All these elements pose a serious threat to the long-term stability and not addressing them in order to keep the political elites happy would be a grave mistake with dire long-term consequences.
Whether the governments of the region really understand what is at stake is questionable. They wholeheartedly participate in the so-called Berlin process which aims to foster regional cooperation between the six countries with the support of six EU member states. Their leaders held their own summit in Sarajevo in March this year and concluded they were concerned about growing nationalist polarisation but aimed to resolve their political differences within the framework of their democratic institutions and by strengthening mutual political dialogue. They said they wanted to improve on their limited track record to resolve pending bilateral issues. The actual picture is not so pretty and continuous internal divisions stand in the way of a much needed reform consensus.
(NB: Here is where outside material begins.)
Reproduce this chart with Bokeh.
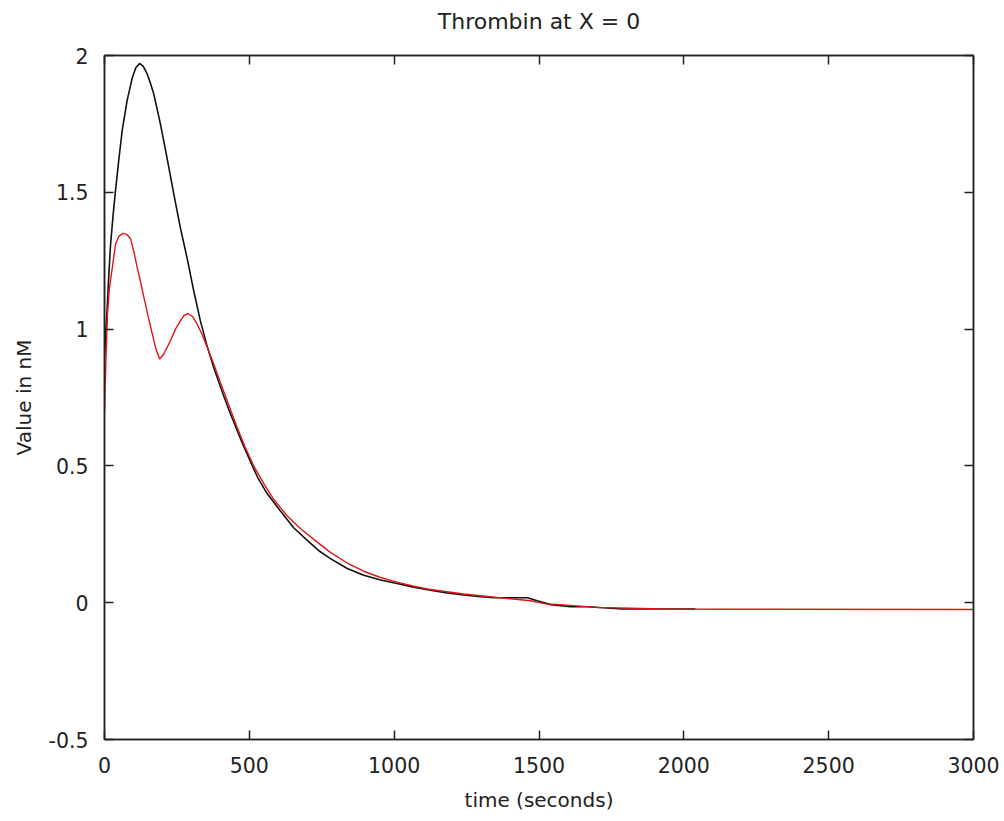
from bokeh.plotting import figure
from bokeh.models import Range1d, LinearAxis, FixedTicker, CustomJSTickFormatter
from bokeh.embed import file_html
from bokeh.resources import INLINE

# ---- data ----
time_black = [0, 5, 9, 15, 21, 30, 38, 49, 61, 78, 96, 108, 121, 134, 147, 158,
              170, 193, 216, 239, 262, 285, 308, 331, 355, 377, 410, 435, 475,
              504, 530, 562, 600, 653, 700, 740, 780, 838, 895, 953, 1010, 1067,
              1125, 1183, 1240, 1298, 1345, 1460, 1494, 1528, 1540, 1609, 1667,
              1788, 2040]
thrombin_black = [0.90, 1.00, 1.07, 1.20, 1.31, 1.42, 1.506, 1.615, 1.725, 1.835,
                  1.919, 1.955, 1.971, 1.96, 1.933, 1.90, 1.86, 1.75, 1.625, 1.495,
                  1.37, 1.26, 1.14, 1.03, 0.935, 0.86, 0.76, 0.69, 0.585, 0.515,
                  0.455, 0.398, 0.345, 0.274, 0.228, 0.19, 0.161, 0.125, 0.10,
                  0.083, 0.07, 0.057, 0.046, 0.036, 0.028, 0.022, 0.018, 0.018,
                  0.007, -0.003, -0.007, -0.015, -0.015, -0.023, -0.023]

time_red = [0, 4, 10, 17, 27, 38, 50, 64, 78, 90, 102, 113, 125, 136, 150, 165,
            178, 191, 205, 228, 245, 262, 275, 288, 305, 320, 337, 355, 378, 400,
            430, 458, 485, 515, 550, 584, 630, 677, 730, 780, 838, 895, 953, 1010,
            1067, 1125, 1240, 1356, 1471, 1528, 1585, 1700, 1930, 2161, 3000]
thrombin_red = [0.70, 0.85, 1.05, 1.15, 1.225, 1.31, 1.34, 1.35, 1.345, 1.33,
                1.28, 1.225, 1.17, 1.116, 1.05, 0.982, 0.925, 0.89, 0.91, 0.958,
                1.0, 1.03, 1.05, 1.057, 1.045, 1.018, 0.98, 0.933, 0.87, 0.805,
                0.72, 0.64, 0.57, 0.50, 0.435, 0.378, 0.318, 0.27, 0.225, 0.184,
                0.145, 0.115, 0.092, 0.075, 0.06, 0.048, 0.032, 0.019, 0.007,
                -0.005, -0.008, -0.017, -0.023, -0.024, -0.025]

x_ticks = [0, 500, 1000, 1500, 2000, 2500, 3000]
y_ticks = [-0.5, 0, 0.5, 1, 1.5, 2]
title_text = "Thrombin at X = 0"

FONT = "DejaVu Sans"
TXT = "#222222"

p = figure(frame_width=869, frame_height=684,
           x_range=Range1d(0, 3000), y_range=Range1d(-0.5, 2),
           output_backend="svg", toolbar_location=None,
           min_border_left=104, min_border_right=27,
           min_border_top=55, min_border_bottom=78)
p.background_fill_color = "white"
p.border_fill_color = "white"
p.xgrid.visible = False
p.ygrid.visible = False
p.outline_line_color = "#222222"
p.outline_line_width = 1.5

yfmt = CustomJSTickFormatter(code="return tick.toString();")
blank = CustomJSTickFormatter(code="return '';")

def style_axis(ax, labels=True):
    ax.axis_line_color = "#222222"
    ax.axis_line_width = 1.5
    ax.major_tick_in = 9
    ax.major_tick_out = 0
    ax.minor_tick_in = 0
    ax.minor_tick_out = 0
    ax.major_tick_line_color = "#222222"
    ax.major_tick_line_width = 1.5
    ax.major_label_text_font = FONT
    ax.major_label_text_color = TXT
    ax.major_label_text_font_size = "20.5px"
    if not labels:
        ax.formatter = blank
        ax.major_label_standoff = 0

xa = p.xaxis[0]
xa.ticker = FixedTicker(ticks=x_ticks)
style_axis(xa)
xa.major_label_standoff = 17
xa.axis_label = "time (seconds)"
xa.axis_label_text_font = FONT
xa.axis_label_text_font_size = "20px"
xa.axis_label_text_font_style = "normal"
xa.axis_label_text_color = TXT
xa.axis_label_standoff = 12

ya = p.yaxis[0]
ya.ticker = FixedTicker(ticks=y_ticks)
ya.formatter = yfmt
style_axis(ya)
ya.major_label_standoff = 16
ya.axis_label = "Value in nM"
ya.axis_label_text_font = FONT
ya.axis_label_text_font_size = "20px"
ya.axis_label_text_font_style = "normal"
ya.axis_label_text_color = TXT
ya.axis_label_standoff = 10

# top axis: ticks only, carries the chart title as its label
top = LinearAxis(ticker=FixedTicker(ticks=x_ticks))
style_axis(top, labels=False)
top.axis_label = title_text
top.axis_label_text_font = FONT
top.axis_label_text_font_size = "22px"
top.axis_label_text_font_style = "normal"
top.axis_label_text_color = TXT
top.axis_label_standoff = 22
p.add_layout(top, "above")

right = LinearAxis(ticker=FixedTicker(ticks=y_ticks))
style_axis(right, labels=False)
p.add_layout(right, "right")

p.line(time_black, thrombin_black, line_color="#111111", line_width=1.6)
p.line(time_red, thrombin_red, line_color="#e01515", line_width=1.4)

open("out.html", "w").write(file_html(p, INLINE))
When meeting their EU counterparts they usually say what is expected of them about European values and regional conciliation but at home they often act differently as the examples show. They seem to prefer a permanent state of transformation – that somebody labelled as ‘transitocracy’ – moving neither forward nor backward. This serves their personal interests best. As does the way in which the multiparty systems are functioning: parties being the vehicles of their (autocratic) leaders with weak (informal) democratic structures. Many of them represent nationalist tendencies and promote the ‘ethnification’ of politics.
They must be aware they can get away with this as long as certain stability is maintained and violent conflict contained. All this might work for the moment and keep Brussels ‘happy’ but it might not stop the region from becoming again the tinderbox it was not so very long ago.